Monsters Ravage America (AH): Looked good, good theme, seemed fun from watching some others play, Avalon Hill has really won me back as a customer recently, and we had a few "AH Bucks" from Kim's first-round Hannibal win, so we bought it.
Now, on to a few overall observations on the convention itself:
- A note to game masters: Please clarify game length up front and make sure everybody is in for the duration! Mark Geary, a friend of ours, runs a 2038 game every year. He does this despite Prism's games just so that he can guarantee a complete game, since the Prism games get cut to a time limit. Due to some misunderstandings, a couple players bailed after only two hours, which rather ruined the game. One player in my 1831 game also bailed halfway through. This is really bad when this stuff happens, and a lot of games tend to get grossly unrealistic duration estimates. Anyway, something to be aware of.
- Andon Unlimited really needs to get some local publicity. The Columbus Dispatch will run info on your event if you ask them to, and I was surprised to see info on lots of minor events but nothing on the biggest game convention in America! You never know who would come if they just knew about it, and getting information to the local news isn't much effort.

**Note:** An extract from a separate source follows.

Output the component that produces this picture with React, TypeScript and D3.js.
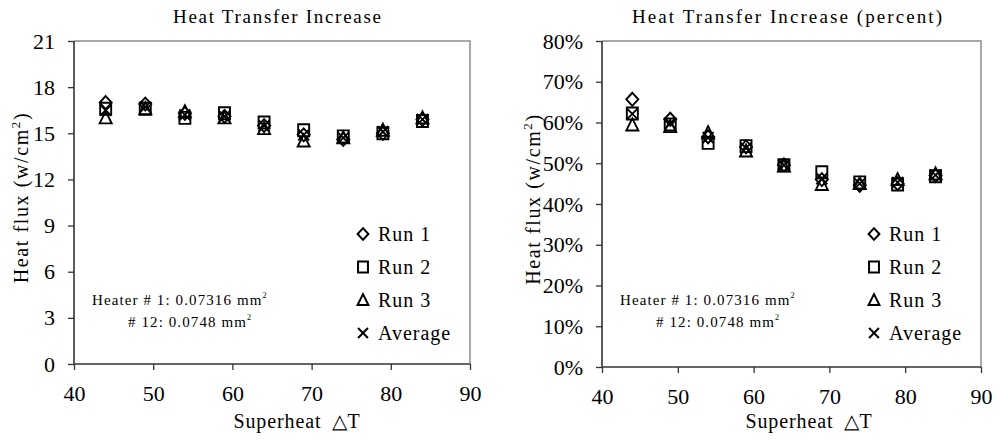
import React, { useEffect, useRef } from 'react';
import * as d3 from 'd3';

// superheat values (x) shared by both panels
const superheat = [44, 49, 54, 59, 64, 69, 74, 79, 84];

// left panel: heat flux w/cm^2
const fluxRun1 = [17.0, 16.9, 16.3, 16.1, 15.5, 14.9, 14.6, 15.0, 15.9];
const fluxRun2 = [16.6, 16.6, 16.0, 16.3, 15.7, 15.2, 14.8, 15.0, 15.8];
const fluxRun3 = [16.0, 16.6, 16.4, 16.0, 15.3, 14.5, 14.7, 15.2, 16.0];
const fluxAvg = [16.5, 16.7, 16.2, 16.1, 15.5, 14.9, 14.7, 15.1, 15.9];

// right panel: percent increase
const pctRun1 = [65.7, 60.8, 56.5, 54.0, 49.6, 46.0, 44.6, 45.0, 47.0];
const pctRun2 = [62.2, 59.5, 55.0, 54.2, 49.5, 47.8, 45.3, 44.8, 46.8];
const pctRun3 = [59.4, 59.0, 57.5, 53.0, 49.3, 44.8, 45.0, 46.0, 47.4];
const pctAvg = [62.1, 59.8, 56.3, 53.7, 49.5, 46.2, 45.0, 45.3, 47.1];

const seriesNames = ['Run 1', 'Run 2', 'Run 3', 'Average'];
const markerTypes = ['diamond', 'square', 'triangle', 'x'];
const xTicks = [40, 50, 60, 70, 80, 90];
const fluxTicks = [0, 3, 6, 9, 12, 15, 18, 21];
const pctTicks = [0, 10, 20, 30, 40, 50, 60, 70, 80];

const FONT = "'Liberation Serif', 'Times New Roman', Times, serif";

const markerPath = (type, s = 1) => {
  const p = d3.path();
  if (type === 'diamond') {
    p.moveTo(0, -6.5 * s); p.lineTo(6 * s, 0); p.lineTo(0, 6.5 * s); p.lineTo(-6 * s, 0); p.closePath();
  } else if (type === 'square') {
    p.rect(-5.5 * s, -6 * s, 11 * s, 12 * s);
  } else if (type === 'triangle') {
    p.moveTo(0, -6.5 * s); p.lineTo(6 * s, 5.5 * s); p.lineTo(-6 * s, 5.5 * s); p.closePath();
  } else {
    p.moveTo(-5.5 * s, -5.5 * s); p.lineTo(5.5 * s, 5.5 * s); p.moveTo(5.5 * s, -5.5 * s); p.lineTo(-5.5 * s, 5.5 * s);
  }
  return p.toString();
};

const drawPanel = (svg, cfg) => {
  const { left, right, top, bottom, yMax, yTicks, yFmt, series, title, titleX, titleW, yTitleX, xTitleX } = cfg;
  const x = d3.scaleLinear().domain([40, 90]).range([left, right]);
  const y = d3.scaleLinear().domain([0, yMax]).range([bottom, top]);
  const g = svg.append('g').attr('font-family', FONT);

  // border (top & right, light gray)
  g.append('path')
    .attr('d', `M${left},${top}H${right}V${bottom}`)
    .attr('fill', 'none')
    .attr('stroke', '#8c8c8c')
    .attr('stroke-width', 1.5);

  const yAxis = g.append('g')
    .attr('transform', `translate(${left},0)`)
    .call(d3.axisLeft(y).tickValues(yTicks).tickFormat(yFmt).tickSize(6).tickPadding(13));
  const xAxis = g.append('g')
    .attr('transform', `translate(0,${bottom})`)
    .call(d3.axisBottom(x).tickValues(xTicks).tickSize(6).tickPadding(15));
  [yAxis, xAxis].forEach((a) => {
    a.attr('font-family', FONT).attr('font-size', 22);
    a.select('.domain').attr('stroke', '#333').attr('stroke-width', 1.6);
    a.selectAll('.tick line').attr('stroke', '#333').attr('stroke-width', 1.3);
    a.selectAll('.tick text').attr('fill', '#000');
  });
  yAxis.select('.domain').attr('d', `M0,${bottom}V${top}`);
  xAxis.select('.domain').attr('d', `M${left},0H${right}`);

  g.append('text')
    .attr('x', titleX).attr('y', 23)
    .attr('text-anchor', 'middle')
    .attr('textLength', titleW).attr('lengthAdjust', 'spacing')
    .attr('font-size', 19)
    .text(title);

  const xt = g.append('text')
    .attr('x', xTitleX).attr('y', 428)
    .attr('text-anchor', 'middle')
    .attr('letter-spacing', 0.9)
    .attr('font-size', 20);
  xt.append('tspan').text('Superheat');
  xt.append('tspan').attr('dx', 10).text('△T');

  const yt = g.append('text')
    .attr('transform', `translate(${yTitleX},${(top + bottom) / 2 - 5}) rotate(-90)`)
    .attr('text-anchor', 'middle')
    .attr('letter-spacing', 1.6)
    .attr('font-size', 20);
  yt.append('tspan').text('Heat flux (w/cm');
  yt.append('tspan').attr('dy', -8).attr('font-size', 13).text('2');
  yt.append('tspan').attr('dy', 8).text(')');

  // annotation
  const ann = g.append('g').attr('font-size', 15).attr('letter-spacing', 1.1);
  const a1 = ann.append('text').attr('x', left + 18).attr('y', 305);
  a1.append('tspan').text('Heater # 1: 0.07316 mm');
  a1.append('tspan').attr('dy', -7).attr('font-size', 8).text('2');
  const a2 = ann.append('text').attr('x', left + 54).attr('y', 327);
  a2.append('tspan').text('# 12: 0.0748 mm');
  a2.append('tspan').attr('dy', -7).attr('font-size', 8).text('2');

  // data markers
  series.forEach((vals, i) => {
    g.append('g')
      .selectAll('path')
      .data(vals)
      .enter()
      .append('path')
      .attr('d', markerPath(markerTypes[i]))
      .attr('transform', (d, j) => `translate(${x(superheat[j])},${y(d)})`)
      .attr('fill', 'none')
      .attr('stroke', '#000')
      .attr('stroke-width', 1.9);
  });

  // legend
  const lg = g.append('g').attr('transform', `translate(${right - 107},234)`);
  seriesNames.forEach((name, i) => {
    const row = lg.append('g').attr('transform', `translate(0,${i * 33})`);
    row.append('path')
      .attr('d', markerPath(markerTypes[i], 0.9))
      .attr('fill', 'none')
      .attr('stroke', '#000')
      .attr('stroke-width', 2);
    row.append('text')
      .attr('x', 15).attr('y', 7)
      .attr('letter-spacing', 1)
      .attr('font-size', 20)
      .text(name);
  });
};

export default function App() {
  const ref = useRef(null);

  useEffect(() => {
    const svg = d3.select(ref.current);
    svg.selectAll('*').remove();

    drawPanel(svg, {
      left: 74, right: 470, top: 41, bottom: 364,
      yMax: 21, yTicks: fluxTicks, yFmt: (d) => `${d}`,
      series: [fluxRun1, fluxRun2, fluxRun3, fluxAvg],
      title: 'Heat Transfer Increase', titleX: 277, titleW: 208, yTitleX: 28, xTitleX: 297,
    });
    drawPanel(svg, {
      left: 602, right: 981, top: 41, bottom: 367,
      yMax: 80, yTicks: pctTicks, yFmt: (d) => `${d}%`,
      series: [pctRun1, pctRun2, pctRun3, pctAvg],
      title: 'Heat Transfer Increase (percent)', titleX: 787, titleW: 310, yTitleX: 540, xTitleX: 809,
    });
  }, []);

  return (
    <svg
      ref={ref}
      width={999}
      height={440}
      style={{ position: 'absolute', left: 0, top: 0, background: '#fff' }}
    />
  );
}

- That having been said, the Columbus location is really excellent. No traffic problems (except for the big Red, White, and Boom Friday night), plenty of decent fast food with a good selection, and a good facility.
- The dealers' room and demo area was much improved this year, with better lighting and a more game-friendly environment (less ambient noise, better tables, and more space).
- A down side was that it was very difficult to find info on when and where the guests where going to be. Since they are a big attraction, this really needs to be posted prominently somewhere, either in the program (it was there, but hidden away) or at the entrance to the dealer's area.
- Oh yeah, and several of the AH events were scrambling to find games. We only had two copies of Successors by pure chance - we brought ours from California, and Kim had to run home (45 mins. round trip) to pick up our copy, while another player just happened to bring along a copy. The Hannibal tourney the next day was short copies also.
- There was a nice web-page sign up this year, and while this was very nice (and secure too), I hope next year they will soup things up even more - with faster feedback and an easy way to edit your selections (if you get cut out of events or into an unusual assortment of your backups). Ever since I started preregistering, getting into my first choice of events has not been a major issue, but still a slightly more advanced form would be a huge plus. Still, just getting the web sign up form was very helpful. It would also be very nice if there were an easy way to inform GMs you will not be attending their events; the scheduler put me in both my first choice (1831) and second choice (1834), and since 1834 took only 4 people, it would have been really nice to be able to correct this and let somebody else sign up.
That's it! Kim and I both had a great time, and thanks to everyone who put in time, ran games, and were gracious opponents. I hope to see everyone again next year.